Your task: From the first line of the data below through the line bearing "0.552, 0.557, 0.562]", reproduce each line exactly; do not include pictures.
* Begin Information supplied *
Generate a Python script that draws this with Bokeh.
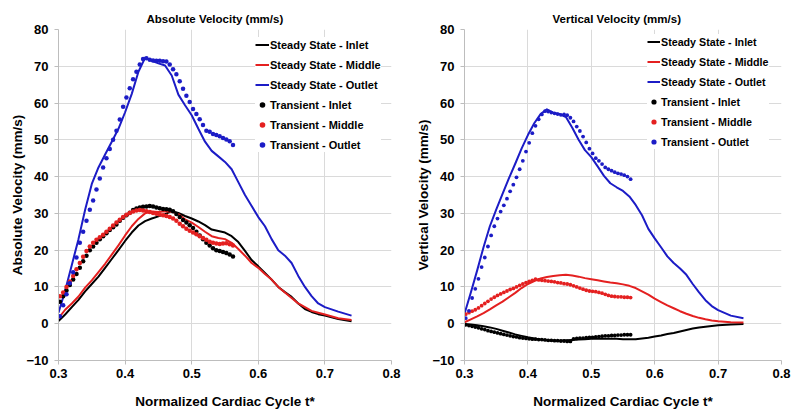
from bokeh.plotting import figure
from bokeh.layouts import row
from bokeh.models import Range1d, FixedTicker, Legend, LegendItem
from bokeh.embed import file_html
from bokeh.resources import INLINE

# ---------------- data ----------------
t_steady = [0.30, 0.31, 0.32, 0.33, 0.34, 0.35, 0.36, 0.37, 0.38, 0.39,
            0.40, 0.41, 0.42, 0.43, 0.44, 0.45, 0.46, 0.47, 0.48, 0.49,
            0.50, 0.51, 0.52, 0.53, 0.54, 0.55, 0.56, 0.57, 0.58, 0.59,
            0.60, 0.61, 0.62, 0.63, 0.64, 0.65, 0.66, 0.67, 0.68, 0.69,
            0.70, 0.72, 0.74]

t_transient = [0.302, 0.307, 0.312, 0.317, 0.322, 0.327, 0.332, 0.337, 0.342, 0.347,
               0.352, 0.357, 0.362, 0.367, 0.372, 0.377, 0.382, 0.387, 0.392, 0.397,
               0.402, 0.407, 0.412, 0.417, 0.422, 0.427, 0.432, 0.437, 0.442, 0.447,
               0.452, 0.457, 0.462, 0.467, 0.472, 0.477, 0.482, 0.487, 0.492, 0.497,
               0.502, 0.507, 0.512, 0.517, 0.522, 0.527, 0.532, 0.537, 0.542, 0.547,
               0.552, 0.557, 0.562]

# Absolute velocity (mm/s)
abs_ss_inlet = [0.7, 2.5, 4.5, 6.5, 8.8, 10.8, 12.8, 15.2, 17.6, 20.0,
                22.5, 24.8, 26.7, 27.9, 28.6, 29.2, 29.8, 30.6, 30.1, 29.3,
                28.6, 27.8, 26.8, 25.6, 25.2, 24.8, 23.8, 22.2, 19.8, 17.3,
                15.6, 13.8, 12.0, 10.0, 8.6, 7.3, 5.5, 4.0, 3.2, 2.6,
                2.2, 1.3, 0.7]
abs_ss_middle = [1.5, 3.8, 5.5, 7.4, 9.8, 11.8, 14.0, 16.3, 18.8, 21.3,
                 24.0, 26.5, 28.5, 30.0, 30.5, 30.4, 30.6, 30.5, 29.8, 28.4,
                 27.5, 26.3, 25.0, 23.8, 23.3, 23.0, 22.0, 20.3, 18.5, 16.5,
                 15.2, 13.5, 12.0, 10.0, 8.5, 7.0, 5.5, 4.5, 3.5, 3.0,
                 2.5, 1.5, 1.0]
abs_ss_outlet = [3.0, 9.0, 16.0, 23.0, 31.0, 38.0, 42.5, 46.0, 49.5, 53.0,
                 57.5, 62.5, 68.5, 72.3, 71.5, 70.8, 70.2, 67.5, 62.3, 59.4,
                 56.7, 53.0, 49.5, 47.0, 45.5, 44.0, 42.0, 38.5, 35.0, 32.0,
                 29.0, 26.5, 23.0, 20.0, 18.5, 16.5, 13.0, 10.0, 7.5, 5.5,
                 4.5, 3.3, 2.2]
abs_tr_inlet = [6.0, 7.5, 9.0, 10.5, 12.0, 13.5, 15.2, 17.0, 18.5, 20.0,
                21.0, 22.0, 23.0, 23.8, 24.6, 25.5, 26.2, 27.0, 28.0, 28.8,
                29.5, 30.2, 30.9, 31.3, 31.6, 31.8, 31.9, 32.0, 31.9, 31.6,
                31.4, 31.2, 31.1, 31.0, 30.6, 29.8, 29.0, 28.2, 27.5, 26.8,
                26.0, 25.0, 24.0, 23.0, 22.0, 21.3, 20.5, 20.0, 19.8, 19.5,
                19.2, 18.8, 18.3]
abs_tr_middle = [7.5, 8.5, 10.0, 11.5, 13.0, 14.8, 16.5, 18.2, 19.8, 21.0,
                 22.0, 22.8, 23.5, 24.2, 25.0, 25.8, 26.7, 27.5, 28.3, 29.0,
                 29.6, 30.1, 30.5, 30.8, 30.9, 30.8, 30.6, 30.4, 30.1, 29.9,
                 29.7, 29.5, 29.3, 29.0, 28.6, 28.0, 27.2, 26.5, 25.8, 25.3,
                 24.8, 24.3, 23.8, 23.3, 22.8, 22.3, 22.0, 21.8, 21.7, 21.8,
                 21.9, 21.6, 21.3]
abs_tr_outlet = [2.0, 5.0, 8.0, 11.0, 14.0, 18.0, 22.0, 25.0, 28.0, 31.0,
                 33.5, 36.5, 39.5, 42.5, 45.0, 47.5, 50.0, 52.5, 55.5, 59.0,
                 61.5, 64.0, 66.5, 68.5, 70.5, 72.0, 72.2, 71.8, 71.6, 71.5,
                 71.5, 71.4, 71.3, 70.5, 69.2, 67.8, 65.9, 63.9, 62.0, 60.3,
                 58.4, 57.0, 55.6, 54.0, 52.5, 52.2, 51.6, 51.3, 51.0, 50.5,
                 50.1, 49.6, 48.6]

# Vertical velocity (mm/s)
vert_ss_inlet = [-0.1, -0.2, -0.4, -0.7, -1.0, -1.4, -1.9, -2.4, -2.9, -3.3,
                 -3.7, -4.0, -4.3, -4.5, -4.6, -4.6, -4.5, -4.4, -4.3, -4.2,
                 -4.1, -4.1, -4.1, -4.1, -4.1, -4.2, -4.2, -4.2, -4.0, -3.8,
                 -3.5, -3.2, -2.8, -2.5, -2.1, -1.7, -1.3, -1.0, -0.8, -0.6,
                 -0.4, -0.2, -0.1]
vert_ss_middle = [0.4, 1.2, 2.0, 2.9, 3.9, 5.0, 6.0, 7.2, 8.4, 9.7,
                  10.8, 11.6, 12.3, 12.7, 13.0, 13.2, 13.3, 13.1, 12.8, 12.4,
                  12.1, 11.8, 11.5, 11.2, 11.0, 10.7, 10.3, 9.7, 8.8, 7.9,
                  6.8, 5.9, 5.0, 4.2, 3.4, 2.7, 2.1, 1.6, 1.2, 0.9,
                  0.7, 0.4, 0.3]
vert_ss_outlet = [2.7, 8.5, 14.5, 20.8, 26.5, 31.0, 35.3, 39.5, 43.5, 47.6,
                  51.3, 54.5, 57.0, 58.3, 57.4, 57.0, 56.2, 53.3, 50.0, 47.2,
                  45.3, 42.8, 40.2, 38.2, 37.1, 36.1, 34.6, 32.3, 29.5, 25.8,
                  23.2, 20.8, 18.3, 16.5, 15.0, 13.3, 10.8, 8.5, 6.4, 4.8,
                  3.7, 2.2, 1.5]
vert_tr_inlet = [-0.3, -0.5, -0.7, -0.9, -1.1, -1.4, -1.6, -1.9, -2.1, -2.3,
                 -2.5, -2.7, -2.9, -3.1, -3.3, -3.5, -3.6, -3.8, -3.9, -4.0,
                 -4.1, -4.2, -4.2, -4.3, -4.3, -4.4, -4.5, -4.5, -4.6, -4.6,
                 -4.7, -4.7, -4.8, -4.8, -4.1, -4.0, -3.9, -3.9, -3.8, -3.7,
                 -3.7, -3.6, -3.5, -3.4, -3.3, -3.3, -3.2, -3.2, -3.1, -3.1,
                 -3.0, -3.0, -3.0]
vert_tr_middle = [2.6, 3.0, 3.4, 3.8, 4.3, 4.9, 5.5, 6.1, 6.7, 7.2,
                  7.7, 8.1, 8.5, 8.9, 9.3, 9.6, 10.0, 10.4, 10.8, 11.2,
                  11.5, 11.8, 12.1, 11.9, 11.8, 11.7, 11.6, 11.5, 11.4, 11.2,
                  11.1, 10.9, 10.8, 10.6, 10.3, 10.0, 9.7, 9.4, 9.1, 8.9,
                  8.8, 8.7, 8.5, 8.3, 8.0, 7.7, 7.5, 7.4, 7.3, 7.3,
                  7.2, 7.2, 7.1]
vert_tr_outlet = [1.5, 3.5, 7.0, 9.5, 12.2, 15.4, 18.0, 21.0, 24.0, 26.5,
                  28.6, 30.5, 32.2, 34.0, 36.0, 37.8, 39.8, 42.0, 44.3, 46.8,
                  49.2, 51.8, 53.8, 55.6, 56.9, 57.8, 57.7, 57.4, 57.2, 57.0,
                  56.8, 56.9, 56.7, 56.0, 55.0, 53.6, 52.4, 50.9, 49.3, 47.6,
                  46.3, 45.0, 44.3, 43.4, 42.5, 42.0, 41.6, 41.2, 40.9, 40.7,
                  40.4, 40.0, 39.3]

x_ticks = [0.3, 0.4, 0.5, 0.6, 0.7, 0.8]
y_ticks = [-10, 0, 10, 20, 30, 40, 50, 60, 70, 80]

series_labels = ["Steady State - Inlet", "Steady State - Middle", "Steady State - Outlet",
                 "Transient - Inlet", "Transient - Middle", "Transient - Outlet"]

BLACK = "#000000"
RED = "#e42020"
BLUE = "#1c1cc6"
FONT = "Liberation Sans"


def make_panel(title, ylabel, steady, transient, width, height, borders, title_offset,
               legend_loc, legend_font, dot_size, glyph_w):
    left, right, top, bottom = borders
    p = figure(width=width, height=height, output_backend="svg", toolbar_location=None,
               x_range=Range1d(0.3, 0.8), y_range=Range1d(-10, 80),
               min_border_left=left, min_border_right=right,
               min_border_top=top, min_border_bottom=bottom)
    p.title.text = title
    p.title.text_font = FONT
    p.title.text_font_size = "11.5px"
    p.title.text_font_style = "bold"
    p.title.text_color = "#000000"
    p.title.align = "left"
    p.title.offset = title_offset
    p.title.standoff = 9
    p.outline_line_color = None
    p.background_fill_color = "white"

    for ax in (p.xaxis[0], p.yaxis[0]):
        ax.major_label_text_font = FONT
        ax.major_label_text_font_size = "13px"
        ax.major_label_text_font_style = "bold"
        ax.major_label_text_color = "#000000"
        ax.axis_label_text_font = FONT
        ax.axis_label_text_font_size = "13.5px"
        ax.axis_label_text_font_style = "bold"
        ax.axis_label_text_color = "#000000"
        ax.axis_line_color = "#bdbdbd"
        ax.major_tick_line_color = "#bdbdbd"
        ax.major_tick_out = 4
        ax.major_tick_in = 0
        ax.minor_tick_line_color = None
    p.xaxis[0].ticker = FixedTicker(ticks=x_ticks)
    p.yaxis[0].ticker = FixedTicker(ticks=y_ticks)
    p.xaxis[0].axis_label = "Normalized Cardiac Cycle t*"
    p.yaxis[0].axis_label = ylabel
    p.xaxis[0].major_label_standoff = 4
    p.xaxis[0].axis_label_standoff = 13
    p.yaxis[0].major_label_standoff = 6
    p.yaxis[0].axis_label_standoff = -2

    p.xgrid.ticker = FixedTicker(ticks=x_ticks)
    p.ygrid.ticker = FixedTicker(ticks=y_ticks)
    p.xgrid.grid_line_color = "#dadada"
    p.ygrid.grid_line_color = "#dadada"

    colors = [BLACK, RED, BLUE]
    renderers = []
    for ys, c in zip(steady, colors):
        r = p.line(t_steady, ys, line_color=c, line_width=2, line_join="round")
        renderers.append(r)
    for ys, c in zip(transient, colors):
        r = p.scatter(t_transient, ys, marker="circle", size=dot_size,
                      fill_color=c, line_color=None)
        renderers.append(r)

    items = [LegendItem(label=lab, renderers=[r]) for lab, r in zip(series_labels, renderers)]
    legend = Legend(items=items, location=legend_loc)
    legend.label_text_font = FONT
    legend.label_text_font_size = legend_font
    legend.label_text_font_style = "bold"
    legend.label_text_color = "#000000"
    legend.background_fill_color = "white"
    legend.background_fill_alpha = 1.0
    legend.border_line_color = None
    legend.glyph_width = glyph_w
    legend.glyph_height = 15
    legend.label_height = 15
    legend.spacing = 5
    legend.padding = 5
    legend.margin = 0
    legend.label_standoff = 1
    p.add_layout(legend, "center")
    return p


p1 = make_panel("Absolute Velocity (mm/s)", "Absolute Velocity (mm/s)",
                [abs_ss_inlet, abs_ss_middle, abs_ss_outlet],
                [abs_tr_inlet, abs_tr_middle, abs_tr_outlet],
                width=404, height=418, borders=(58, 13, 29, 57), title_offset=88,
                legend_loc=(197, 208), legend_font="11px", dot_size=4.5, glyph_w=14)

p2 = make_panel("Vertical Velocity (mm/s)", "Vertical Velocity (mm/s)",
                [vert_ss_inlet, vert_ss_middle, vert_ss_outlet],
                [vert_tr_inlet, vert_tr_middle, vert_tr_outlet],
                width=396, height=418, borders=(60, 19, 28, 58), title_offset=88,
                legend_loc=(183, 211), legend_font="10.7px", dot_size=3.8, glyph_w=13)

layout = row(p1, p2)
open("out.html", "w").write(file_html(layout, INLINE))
* End Information supplied *
Solution for this exercise:
Generate a Python script that draws this with Bokeh.
from bokeh.plotting import figure
from bokeh.layouts import row
from bokeh.models import Range1d, FixedTicker, Legend, LegendItem
from bokeh.embed import file_html
from bokeh.resources import INLINE

# ---------------- data ----------------
t_steady = [0.30, 0.31, 0.32, 0.33, 0.34, 0.35, 0.36, 0.37, 0.38, 0.39,
            0.40, 0.41, 0.42, 0.43, 0.44, 0.45, 0.46, 0.47, 0.48, 0.49,
            0.50, 0.51, 0.52, 0.53, 0.54, 0.55, 0.56, 0.57, 0.58, 0.59,
            0.60, 0.61, 0.62, 0.63, 0.64, 0.65, 0.66, 0.67, 0.68, 0.69,
            0.70, 0.72, 0.74]

t_transient = [0.302, 0.307, 0.312, 0.317, 0.322, 0.327, 0.332, 0.337, 0.342, 0.347,
               0.352, 0.357, 0.362, 0.367, 0.372, 0.377, 0.382, 0.387, 0.392, 0.397,
               0.402, 0.407, 0.412, 0.417, 0.422, 0.427, 0.432, 0.437, 0.442, 0.447,
               0.452, 0.457, 0.462, 0.467, 0.472, 0.477, 0.482, 0.487, 0.492, 0.497,
               0.502, 0.507, 0.512, 0.517, 0.522, 0.527, 0.532, 0.537, 0.542, 0.547,
               0.552, 0.557, 0.562]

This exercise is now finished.